Sob a cómoda e aparentemente tão tolerante expressão “cada qual é livre de
dizer o que quiser” esconde-se na maior parte das vezes a indefinição ética, a
recusa tacticista de tomar partido, a indiferença e a contemporização com o
inadmissível. É este encolher de ombros que levou o historiador Ian Kershaw a
escrever que “a estrada de Auschwitz foi construída pelo ódio, mas o seu
pavimento foi a indiferença”.
Exagero? Talvez,
mas é com este encolher de ombros, em nome do “contraditório” (?!), do “Estado
de direito e democrático” ou citando de peito cheio a famosa frase “Não
concordo com o que diz, mas defenderei até à morte o seu direito de o dizer”

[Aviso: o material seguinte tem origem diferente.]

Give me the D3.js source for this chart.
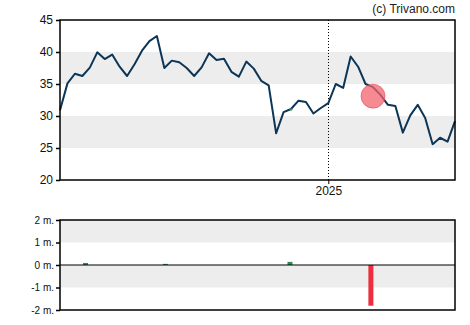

que se defende a contratação do engenheiro Sócrates pela televisão pública
portuguesa, sem se perceber que o que está em causa não é “o que ele diz”, mas
a total imoralidade quer do convite, quer da sua aceitação. O ex-chefe do
Governo de Portugal que durante seis anos nos conduziu de vitória em vitória
até à situação actual, que fugiu para França e das responsabilidades que nunca
reconheceu, e cujo único comentário que exprimiu a propósito do Memorando – que
ele próprio assinou – foi que as dívidas não são para pagar, esse homem não
merece um espaço de autopromoção numa televisão que é paga com o dinheiro dos
contribuintes. No momento difícil que o país atravessa, esta contratação é
escarnecer dos portugueses. Se não se percebe que ela nada tem a ver com a
liberdade de expressão, é porque não se entende nada nem de ética, nem de
princípios, e muito menos de liberdade.